The Mountaineer Newspaper reported that on August 14, 1859, "Brevet Brigadier General Albert S. Johnston, Colonel 2nd Cavalry, commanding department of Utah, having received information that a band of northern Indians had robbed and murdered a party of emigrants on the California road, detached 2nd Lieutenant Ebenezer Gay, 2nd Dragoons, in command of Company G, 2nd Dragoons, from Camp Floyd, to take such steps as circumstances might require. The latter learning, near Box Elder, that the Indians were not distant, resolved to attack them... Lieutenant Gay surprised the encampment of the Indians, and charged upon the main body, killing and wounding several. The number of the Indians is estimated from one hundred and fifty to two hundred warriors, of whom some twenty were killed; twenty horses were captured, nearly half being American horses; four men severely, and two slightly wounded; and nine horses wounded."

Possibly referencing the same event, Elijah Nicholas Wilson, who claimed to be one of the army's interpreters and guides, published a book of anecdotes in 1910 that claimed that 350 Indians were killed by the troops on an unspecified date in somewhere in the Utah Territory in 1859. Wilson's account has no mention of Spring Valley. Oral histories that rely heavily on Wilson's account also reference the event but there is no substantiation by contemporary documentary evidence. In addition, there is some evidence that suggests that Wilson was not the actual author of his account. The Morgan County News reported in its 28 August 1959 edition that "'White Indian Boy', was written by a man named Howard Driggs." There are no other written accounts of the claimed incident.

=== Swamp Cedars Massacre of 1863 ===
The U.S. Army established Fort Ruby in White Pine County in 1862 to protect white emigrants. At this time, the Newe faced severe starvation and resorted to eating grains given by the Overland Mail Company and even undigested barley from horses' manure. Stationed at Fort Ruby, Colonel Patrick Connor instructed his troops to "destroy every male Indian whom you may encounter."
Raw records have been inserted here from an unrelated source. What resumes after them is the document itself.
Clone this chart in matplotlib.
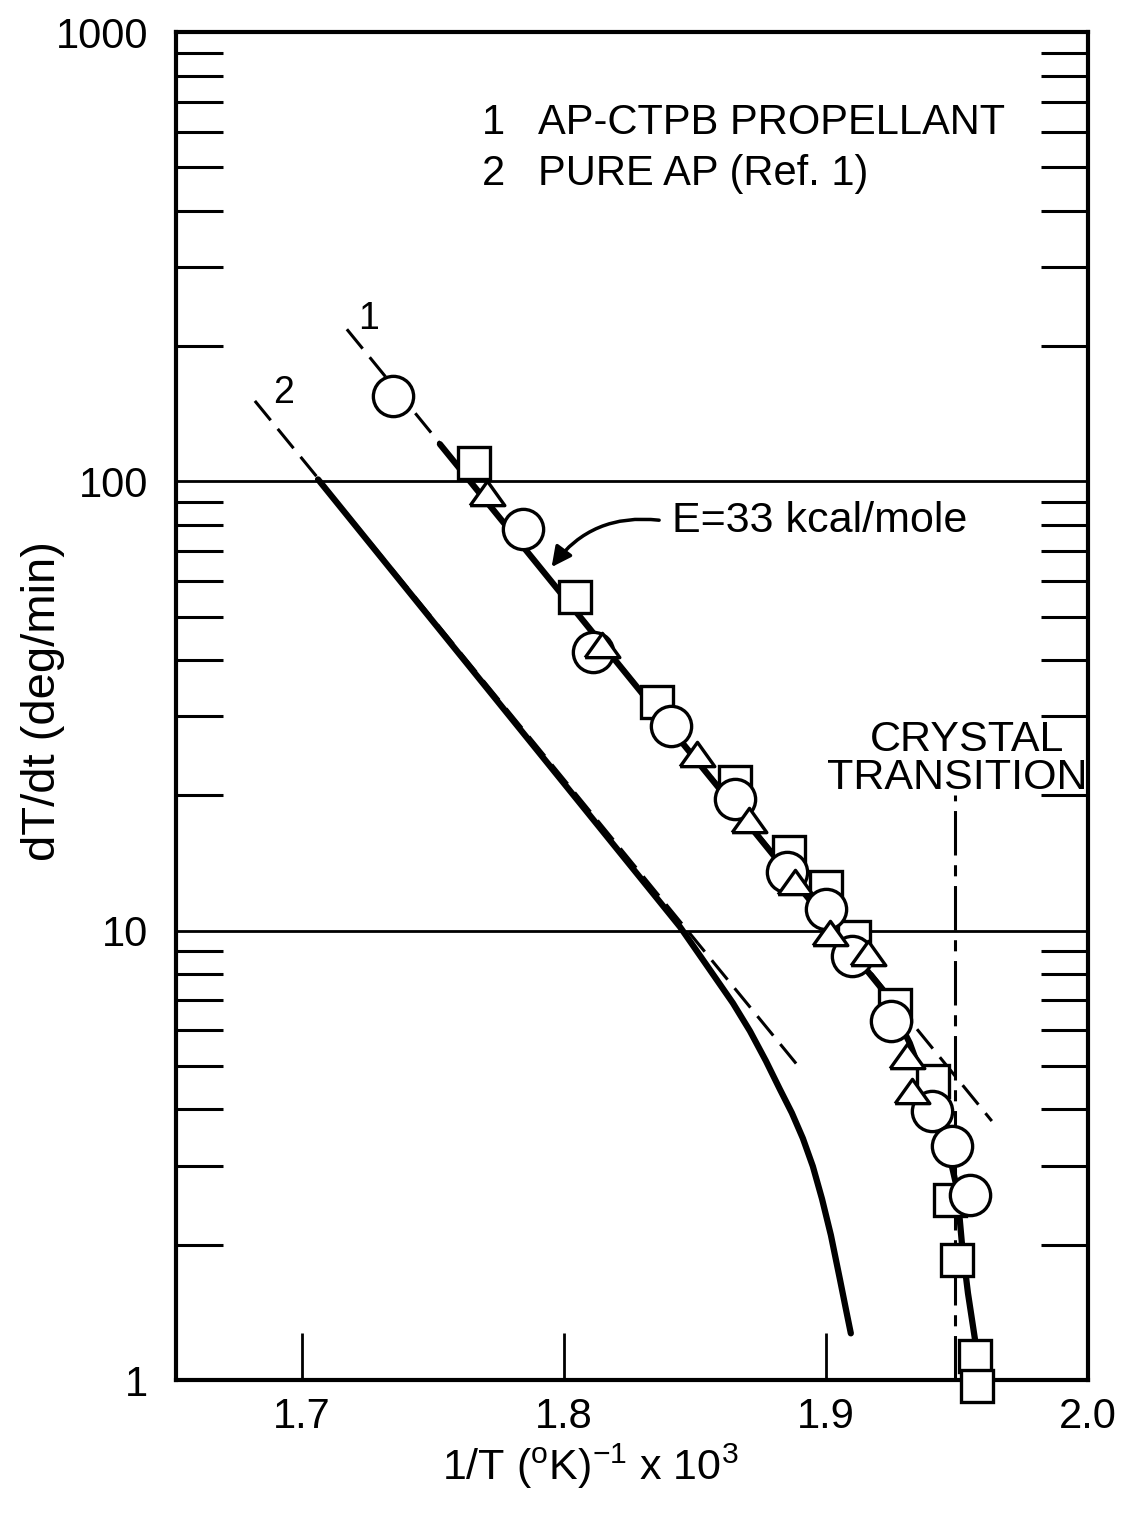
import numpy as np
import matplotlib
matplotlib.use('Agg')
import matplotlib.pyplot as plt
from matplotlib.ticker import FixedLocator, NullFormatter

plt.rcParams['font.family'] = ['Liberation Sans', 'DejaVu Sans']
plt.rcParams['lines.scale_dashes'] = False

# AP-CTPB propellant data (1/T x 10^3, dT/dt)
circ_x = [1.7348, 1.7844, 1.8111, 1.8409, 1.8653, 1.8851, 1.9000, 1.9099, 1.9248, 1.9404, 1.9481, 1.9549]
circ_y = [155, 78.5, 41.8, 28.5, 19.6, 13.5, 11.2, 8.8, 6.3, 3.96, 3.31, 2.58]
sq_x = [1.7657, 1.8042, 1.8355, 1.8653, 1.8860, 1.9000, 1.9107, 1.9263, 1.9408, 1.9473, 1.9500, 1.9568, 1.9576]
sq_y = [110, 55.3, 32.3, 21.4, 15.0, 12.5, 9.7, 6.84, 4.64, 2.51, 1.85, 1.13, 0.97]
tri_x = [1.7707, 1.8145, 1.8508, 1.8706, 1.8882, 1.9015, 1.9160, 1.9309, 1.9328]
tri_y = [94, 43.3, 24.7, 17.6, 12.8, 9.9, 8.9, 5.26, 4.40]

# curve 1 (propellant): fitted line and measured curve
fit1_x = [1.7172, 1.9633]
fit1_y = [218, 3.77]
curve1_x = [1.7527, 1.9217, 1.9320, 1.9404, 1.9465, 1.9500, 1.9519, 1.9542, 1.9568, 1.9588]
curve1_y = [121, 7.38, 5.62, 4.13, 3.28, 2.67, 2.01, 1.56, 1.24, 0.98]

# curve 2 (pure AP, Ref. 1)
fit2_x = [1.6821, 1.8901]
fit2_y = [151, 4.94]
curve2_x = [1.7062, 1.8443, 1.8538, 1.8645, 1.8710, 1.8771, 1.8824, 1.8870, 1.8912,
            1.8950, 1.8985, 1.9019, 1.9053, 1.9076, 1.9095]
curve2_y = [101, 10.2, 8.49, 6.90, 5.98, 5.13, 4.44, 3.93, 3.45,
            2.99, 2.53, 2.10, 1.68, 1.44, 1.27]

x_crystal = 1.9492

xticks = [1.7, 1.8, 1.9, 2.0]
xticklabels = ['1.7', '1.8', '1.9', '2.0']
yticks = [1, 10, 100, 1000]
yticklabels = ['1', '10', '100', '1000']

fig = plt.figure(figsize=(11.23, 15.23), dpi=100)
ax = fig.add_axes([176/1123, 1 - 1380/1523, 912/1123, 1348/1523])
ax.set_yscale('log')
ax.set_xlim(1.652, 2.0)
ax.set_ylim(1, 1000)

for s in ax.spines.values():
    s.set_linewidth(3)

ax.axhline(10, color='k', lw=2)
ax.axhline(100, color='k', lw=2)

ax.plot(fit1_x, fit1_y, color='k', lw=2.2, dashes=(18, 8), zorder=2)
ax.plot(fit2_x, fit2_y, color='k', lw=2.2, dashes=(18, 8), zorder=2)
ax.plot(curve1_x, curve1_y, color='k', lw=4.5, zorder=2, solid_capstyle='round', solid_joinstyle='round')
ax.plot(curve2_x, curve2_y, color='k', lw=4.5, zorder=2, solid_capstyle='round', solid_joinstyle='round')
ax.plot([x_crystal, x_crystal], [1, 20], color='k', lw=2.2, dashes=(32, 7, 8, 7), zorder=2)

tri = [(-1, -0.7), (1, -0.7), (0, 0.7), (-1, -0.7)]
ax.plot(sq_x, sq_y, ls='none', marker='s', ms=23, mfc='white', mec='k', mew=2.4, zorder=3, clip_on=False)
ax.plot(circ_x, circ_y, ls='none', marker='o', ms=29, mfc='white', mec='k', mew=2.4, zorder=4, clip_on=False)
ax.plot(tri_x, tri_y, ls='none', marker=tri, ms=25, mfc='white', mec='k', mew=2.4, zorder=5, clip_on=False)

ax.set_xticks(xticks)
ax.set_xticklabels(xticklabels)
ax.tick_params(axis='x', direction='in', length=34, width=2, labelsize=30, pad=12, top=False)
ax.yaxis.set_major_locator(FixedLocator(yticks))
ax.set_yticklabels(yticklabels)
minor = [m * 10**d for d in range(3) for m in range(2, 10)]
ax.yaxis.set_minor_locator(FixedLocator(minor))
ax.yaxis.set_minor_formatter(NullFormatter())
ax.tick_params(axis='y', which='major', length=0, labelsize=30, pad=20)
ax.tick_params(axis='y', which='minor', direction='in', length=34, width=2.2, left=True, right=True)

ax.set_xlabel(r'1/T ($\mathregular{^o}$K)$\mathregular{^{-1}}$ x 10$\mathregular{^3}$', fontsize=31)
ax.xaxis.set_label_coords(0.454, -0.046)
ax.set_ylabel('dT/dt (deg/min)', fontsize=34)
ax.yaxis.set_label_coords(-0.122, 0.504)

ax.text(0.3355, 0.9325, '1', transform=ax.transAxes, fontsize=30, va='center')
ax.text(0.397, 0.9325, 'AP-CTPB PROPELLANT', transform=ax.transAxes, fontsize=30, va='center')
ax.text(0.3355, 0.895, '2', transform=ax.transAxes, fontsize=30, va='center')
ax.text(0.397, 0.895, 'PURE AP (Ref. 1)', transform=ax.transAxes, fontsize=30, va='center')

ax.text(1.7256, 230, '1', fontsize=27, ha='center', va='center')
ax.text(1.6932, 157, '2', fontsize=27, ha='center', va='center')

ax.text(1.8412, 81.8, 'E=33 kcal/mole', fontsize=31, va='center')
ax.annotate('', xy=(1.7947, 63.7), xytext=(1.8374, 81.8),
            arrowprops=dict(arrowstyle='-|>', lw=2.5, color='k', mutation_scale=30,
                            connectionstyle='arc3,rad=0.3'))

ax.text(0.867, 0.475, 'CRYSTAL', transform=ax.transAxes, fontsize=31, ha='center', va='center')
ax.text(0.857, 0.4466, 'TRANSITION', transform=ax.transAxes, fontsize=31, ha='center', va='center')

fig.savefig('out.png', dpi=100)
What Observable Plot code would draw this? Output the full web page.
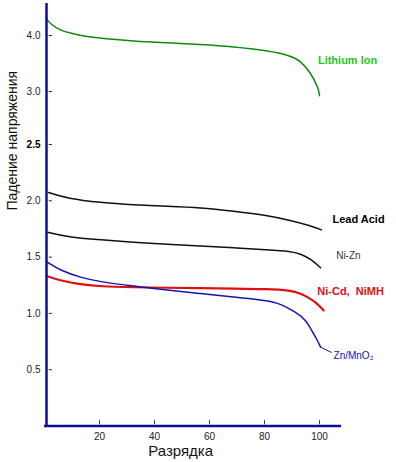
<!DOCTYPE html>
<html>
<head>
<meta charset="utf-8">
<script src="https://cdn.jsdelivr.net/npm/d3@7"></script>
<script src="https://cdn.jsdelivr.net/npm/@observablehq/plot@0.6"></script>
<style>
  html, body { margin: 0; padding: 0; background: #fff; }
  svg { font-family: Arial, "Liberation Sans", sans-serif; }
</style>
</head>
<body>
<div id="chart"></div>
<script>
// Discharge (%) and voltage values
const liIonX  = [0.5, 2.2, 5.8, 9.5, 14.9, 20.4, 32.4, 44.7, 56.7, 68.7, 81.1, 89.5, 93.1, 96.7, 99.6, 100];
const liIonY  = [4.31, 4.20, 4.09, 4.04, 3.98, 3.95, 3.90, 3.87, 3.84, 3.80, 3.73, 3.64, 3.55, 3.34, 3.07, 2.96];
const leadX   = [1.5, 8.4, 20.4, 32.4, 44.7, 56.7, 68.7, 81.1, 89.5, 96.7, 100.7];
const leadY   = [2.074, 2.02, 1.984, 1.964, 1.952, 1.94, 1.908, 1.87, 1.825, 1.778, 1.742];
const niZnX   = [1.1, 8.4, 20.4, 32.4, 44.7, 56.7, 68.7, 81.1, 89.5, 93.1, 96.7, 100.4];
const niZnY   = [1.721, 1.677, 1.654, 1.632, 1.612, 1.599, 1.583, 1.565, 1.552, 1.529, 1.485, 1.405];
const niCdX   = [1.1, 5.8, 13.1, 20.4, 32.4, 44.7, 56.7, 68.7, 81.1, 89.5, 93.1, 96.7, 99.3, 101.5];
const niCdY   = [1.33, 1.292, 1.257, 1.239, 1.233, 1.227, 1.226, 1.218, 1.218, 1.203, 1.179, 1.13, 1.085, 1.026];
const znMnX   = [1.1, 5.8, 13.1, 20.4, 32.4, 44.7, 56.7, 68.7, 81.1, 85.8, 91.3, 94.9, 97.5, 99.3, 100.4];
const znMnY   = [1.455, 1.381, 1.318, 1.28, 1.242, 1.208, 1.177, 1.144, 1.115, 1.085, 1.011, 0.948, 0.833, 0.759, 0.70];

const seriesNames  = ["Lithium Ion", "Lead Acid", "Ni-Zn", "Ni-Cd,\u00a0 NiMH", "Zn/MnO\u2082"];
const seriesColors = ["#22c822", "#000000", "#333333", "#e01010", "#1414b4"];
const labelX       = [110.2, 114.2, 110.5, 111.3, 105.1];
const labelY       = [3.55, 1.834, 1.514, 1.195, 0.626];

const yTicks = [0.5, 1.0, 1.5, 2.0, 2.5, 3.0, 4.0];
const yTicksBold = [2.5];
const xTicks = [20, 40, 60, 80, 100];
const xTitle = "Разрядка";
const yTitle = "Падение напряжения";
const leader = [{x1: 100.4, y1: 0.70, x2: 104.4, y2: 0.653}];
const yTop = 4.57, xEnd = 108;

const toRows = (xs, ys) => xs.map((x, i) => ({x, y: ys[i]}));
const li = toRows(liIonX, liIonY), lead = toRows(leadX, leadY), nizn = toRows(niZnX, niZnY),
      nicd = toRows(niCdX, niCdY), znmn = toRows(znMnX, znMnY);
const labels = seriesNames.map((name, i) => ({name, x: labelX[i], y: labelY[i], color: seriesColors[i]}));
const boldLabels = labels.filter((d, i) => i === 0 || i === 1 || i === 3);

const axisBlue = "#0c0ca0";
const font = "Arial, 'Liberation Sans', sans-serif";
const curve = "basis";

const chart = Plot.plot({
  width: 396,
  height: 462,
  marginTop: 0, marginRight: 0, marginBottom: 0, marginLeft: 0,
  style: {fontFamily: font, background: "#fff"},
  x: {type: "linear", domain: [0, xEnd], range: [44, 341], axis: null},
  y: {type: "linear", domain: [0, 2.5, 3, 4], range: [425.5, 144, 91, 35], axis: null},
  marks: [
    // y tick dashes and labels
    Plot.ruleY(yTicks, {y: d => d, x1: 1.7, x2: 2.9, stroke: "#333", strokeWidth: 1}),
    Plot.text(yTicks.filter(d => !yTicksBold.includes(d)), {x: 0, y: d => d, dx: -4, text: d => d.toFixed(1),
      textAnchor: "end", fontSize: 10, fill: "#222"}),
    Plot.text(yTicksBold, {x: 0, y: d => d, dx: -4, text: d => d.toFixed(1),
      textAnchor: "end", fontSize: 10, fill: "#000", fontWeight: "bold"}),
    // x ticks and labels
    Plot.ruleX(xTicks, {x: d => d, y1: 0.01, y2: 0.05, stroke: "#444", strokeWidth: 1}),
    Plot.text(xTicks, {x: d => d, y: 0, dy: 11, text: d => String(d), fontSize: 10, fill: "#222"}),
    // curves
    Plot.line(li,   {x: "x", y: "y", stroke: "#0f8a0f", strokeWidth: 1.5, curve}),
    Plot.line(lead, {x: "x", y: "y", stroke: "#111", strokeWidth: 1.5, curve}),
    Plot.line(nizn, {x: "x", y: "y", stroke: "#111", strokeWidth: 1.5, curve}),
    Plot.line(nicd, {x: "x", y: "y", stroke: "#e01010", strokeWidth: 2.2, curve}),
    Plot.line(znmn, {x: "x", y: "y", stroke: "#1414b4", strokeWidth: 1.5, curve}),
    Plot.link(leader, {x1: "x1", y1: "y1", x2: "x2", y2: "y2", stroke: "#1414b4", strokeWidth: 1}),
    // series labels
    Plot.text(boldLabels, {x: "x", y: "y", text: "name", textAnchor: "middle",
      fontSize: 11, fontWeight: "bold", fill: "color"}),
    Plot.text([labels[2]], {x: "x", y: "y", text: "name", textAnchor: "middle", fontSize: 10, fill: "color"}),
    Plot.text([labels[4]], {x: "x", y: "y", text: "name", textAnchor: "start", fontSize: 10, fill: "color"}),
    // axes lines
    Plot.ruleX([0], {x: d => d, y1: 0, y2: yTop, dx: 2, stroke: axisBlue, strokeWidth: 2.5}),
    Plot.ruleY([0], {y: d => d, x1: 0, x2: xEnd, stroke: axisBlue, strokeWidth: 2.5}),
    // axis titles
    Plot.text([xTitle], {x: 49.5, y: 0, dy: 25, text: d => d, fontSize: 15, fill: "#111"}),
    Plot.text([yTitle], {frameAnchor: "left", y: 1.914, dx: 12, rotate: -90, text: d => d, fontSize: 14, fill: "#111"})
  ]
});
document.getElementById("chart").appendChild(chart);
</script>
</body>
</html>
On March 22, 1863, Goshute warriors attacked a stage station near Spring Valley, killing the company operator and taking stock animals. In retribution, Captain S. P. Smith led a cavalry company to seek out those responsible. Discovering an Indian encampment at Duck Creek on May 3, they massacred 24 Indians in their sleep and five more who arrived at the camp the next day. Two days later, the company attacked another Indian camp in the Bahsahwahbee area. Military records state they massacred another 23 Indians, though others were able to escape because some of the Army's horses became stuck in the swamp. Goshute oral history states "most of them" were killed.

Five months after this Goshute War, the Newe signed the Treaty of Ruby Valley that gave the United States significant rights to the use of their land.

=== Swamp Cedars Massacre of 1897 ===
The third massacre at Bahsahwahbee, as reported through oral histories, was committed by vigilantes in 1897. False accusations that the Newe's gatherings were to prepare for war led settlers to target the Newe at their seasonal events. Self-appointed militia members are told to have followed Indians to the Swamp Cedars site where tribal members were gathered for a harvest festival. The attackers raped the women and killed almost everyone there, who were largely women, children, and elders, as the men were away hunting. Only two young girls survived the massacre.

By the 1930s, 16 small villages remained in Spring Valley.

=== Modern use ===
Since the three massacres, the Newe have a spiritual connection to Bahsahwahbee as a place where their ancestors lived and died. The site went from being a place of celebration to a place of commemoration, where the swamp cedar trees each represent those killed. The site's waters and springs are considered sacred, and the Newe – now organized as the Ely Shoshone Tribe, the Duckwater Shoshone Tribe, and the Confederated Tribes of the Goshute Reservation – also continue to use it for gathering of plants and hunting.

== Designation and protection ==
The Bureau of Land Management designated 3,200 acre as the Swamp Cedar Area of Critical Environmental Concern (ACEC) in 2008, affording that portion protections including limits on off-road vehicle use, plant collection, cattle grazing, and surface mining.

In 2017, an area encompassing 14,175 acre was listed on the National Register of Historic Places as a traditional cultural property. It lies between White Pine County Road 893, White Pine County Road 37, U.S. Route 50, and the Spring Valley Wind Farm, entirely on Bureau of Land Management land.

The Swamp Cedar Natural Area is a historic resource of the Great Basin National Heritage Area.

Native American tribes opposed a water pipeline that would have brought groundwater from Spring Valley and others in the county to Las Vegas; the potential depletion of the aquifer could have affected the swamp cedars, and plans for the pipeline were canceled in 2020. A 2021 Nevada law made it illegal to cut or destroy any swamp cedars in the Bahsahwahbee area without a permit. The bill was requested by Native American advocates, though state agencies stated protection of the area is the responsibility of the Bureau of Land Management, rather than the state.

In 2021, the Nevada Legislature passed a resolution in support of federal protection of the area, the Senate doing so unanimously. Advocates have proposed the site, with a suggested area of 27,240 acre, be added to Great Basin National Park or protected as a national monument managed by the National Park Service. In 2023, Senators Catherine Cortez Masto and Jacky Rosen called on Interior Secretary Deb Haaland to support making the site a national monument. Cortez Masto visited the site in July 2023 and Rosen in August.

A portion of the proposed Bahsahwahbee National Monument that is outside of the ACEC would be open to solar power development under the BLM's Western Solar Plan, resulting in objections from local advocates; any potentially proposed project would be subject to further consultation.